Aims: We analyzed effects of the bi-Maxwellian electron distribution representing electron temperature anisotropy along and across the magnetic field on the ionization and excitation equilibrium with consequences on the temperature diagnostics of the flare plasma.
Methods: The bi-Maxwellian energy distributions were calculated numerically. Synthetic X-ray line spectra of the bi-Maxwellian distributions were calculated using non-Maxwellian ionization, recombination, excitation and de-excitation rates.

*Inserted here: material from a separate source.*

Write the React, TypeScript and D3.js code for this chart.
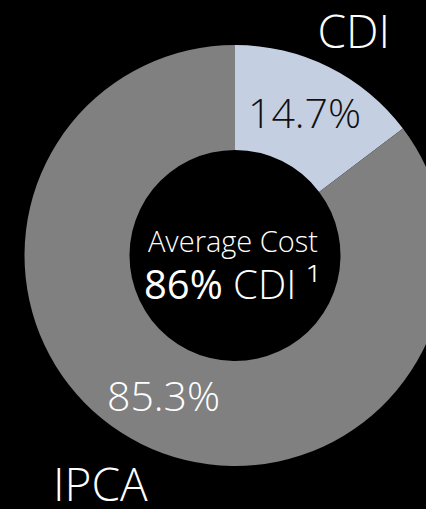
import React from "react";
import * as d3 from "d3";

const categories = ["CDI", "IPCA"];
const values = [14.7, 85.3];
const valueLabels = ["14.7%", "85.3%"];
const centerTitle = "Average Cost";
const centerValue = "86%";
const centerUnit = "CDI ¹";

const W = 426;
const H = 509;
const cx = 235;
const cy = 255.5;
const outerR = 210.5;
const innerR = 105.5;
const colors = ["#c5cfe2", "#808080"];
const FONT = "'Open Sans', 'Noto Sans', sans-serif";

export default function App() {
  const data = categories.map((c, i) => ({ cat: c, v: values[i], label: valueLabels[i] }));
  const pie = d3.pie<any>().value((d) => d.v).sort(null).startAngle(0).endAngle(2 * Math.PI);
  const arcs = pie(data);
  const arc = d3.arc<any>().innerRadius(innerR).outerRadius(outerR);

  return (
    <svg
      width={W}
      height={H}
      style={{ position: "absolute", left: 0, top: 0, background: "#000", display: "block" }}
    >
      <rect x={0} y={0} width={W} height={H} fill="#000" />
      <g transform={`translate(${cx},${cy})`}>
        {arcs.map((a, i) => (
          <path key={i} d={arc(a) as string} fill={colors[i]} />
        ))}
      </g>
      <text x={248} y={128} fontFamily={FONT} fontWeight={300} fontSize={41} fill="#111">
        {valueLabels[0]}
      </text>
      <text x={107} y={411} fontFamily={FONT} fontWeight={300} fontSize={41} fill="#fff">
        {valueLabels[1]}
      </text>
      <text x={390} y={48} textAnchor="end" fontFamily={FONT} fontWeight={300} fontSize={46} fill="#fff">
        {categories[0]}
      </text>
      <text x={53} y={501} fontFamily={FONT} fontWeight={300} fontSize={46} fill="#fff">
        {categories[1]}
      </text>
      <text x={233} y={252} textAnchor="middle" fontFamily={FONT} fontWeight={300} fontSize={29} fill="#fff">
        {centerTitle}
      </text>
      <text x={232} y={299} textAnchor="middle" fontFamily={FONT} fontSize={40} fill="#fff">
        <tspan fontWeight={500}>{centerValue}</tspan>
        <tspan fontWeight={300}>{" " + centerUnit}</tspan>
      </text>
    </svg>
  );
}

Results: We found that the anisotropic bi-Maxwellian velocity distributions transform to the nonthermal energy distributions with a high-energy tail. Their maximum is shifted to lower energies and contains a higher number of the low-energy particles in comparison with the Maxwellian one. Increasing the deviation of the parameter p = T∥/T⊥ from 1, changes the shape of bi-Maxwellian distributions and ionization equilibrium, and relative line intensities also increase. The effects are more significant for the bi-Maxwellian distribution with T∥ > T⊥. Moreover, considering different acceleration mechanisms and collisional isotropization it is possible that the bi-Maxwellian distributions with high deviations from the Maxwellian distribution are more probable for those with p > 1 than for those with p < 1. Therefore, distributions with p > 1 can be much more easily diagnosed than those with p < 1. Furthermore, we compared the effects of the bi-Maxwellian distributions on the ionization equilibrium and temperature diagnostics with those for the κ-distributions obtained previously. We found that they are similar and at the present state it is difficult to distinguish between the bi-Maxwellian and κ-distributions from the line ratios.